I have a simple formula about life right now. When I get a message I check my watch to see how much time it took me to read it? Let’s assume it is a joke someone sent me. I spent two minutes in reading it, then perhaps forwarded to about thirty odd friends and the activity cost me yet another five minutes. Collectively those friends of mine will also read the message as they do value me and whatever I send to them. Consequently, I would have consumed around 70 minutes of our lives that will never return or come back to us and we would have cumulatively wasted it on a useless joke. Now, admittedly, if the joke was really funny and it would cost for forwarding then we would think twice before forwarding it to limited people whom we think will actually enjoy or benefit from it. The free usage of the WhatsApp thus makes us pay with minutes of our lives rather than the money we save from not free calling or messaging. Rest assured there is nothing like a free lunch.

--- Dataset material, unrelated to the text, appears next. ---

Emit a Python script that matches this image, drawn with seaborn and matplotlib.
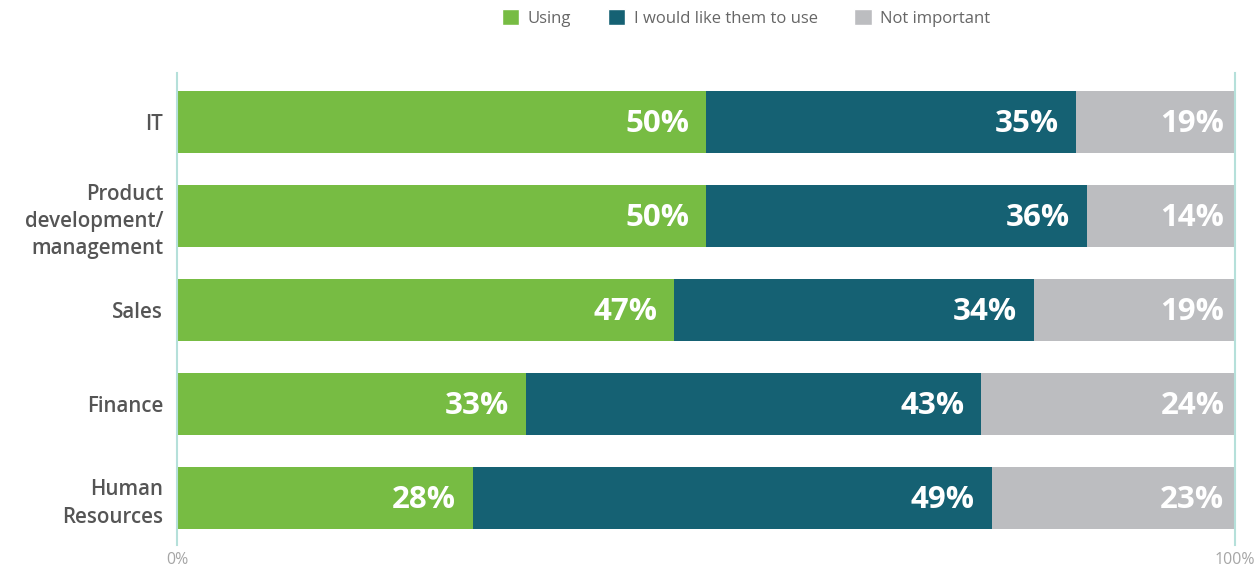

I want value in my life and I want value-adding applications around me. Therefore, as you read this message, in the next twenty-four hours as per the cut off Greenwich Mean Time that I have set for myself, I shall no longer be available on social media except Twitter as I still use that to send across meaningful messages to my contacts there. And I have closed the alerts on my cell phone hence they do not bother me, and I only see them when I am online else I can live without it too.
After a gap of five days, I shall decide if I truly can shift to a not so smart phone or I continue to live with this one and formally hand my life to the social media and decide to stop living. Maybe it is time for you all as well to decide if you wish to take your lives in your hand or give them away to a senseless application that tells you how many steps you took today and if you are fit. Personally, I would love to take a stroll in the Lawrence garden and find for myself the pleasures of the walk and whatever it entails for me.
So, while I have decided to free myself from the fake social mediums as of this day the question you should answer is can you do the same?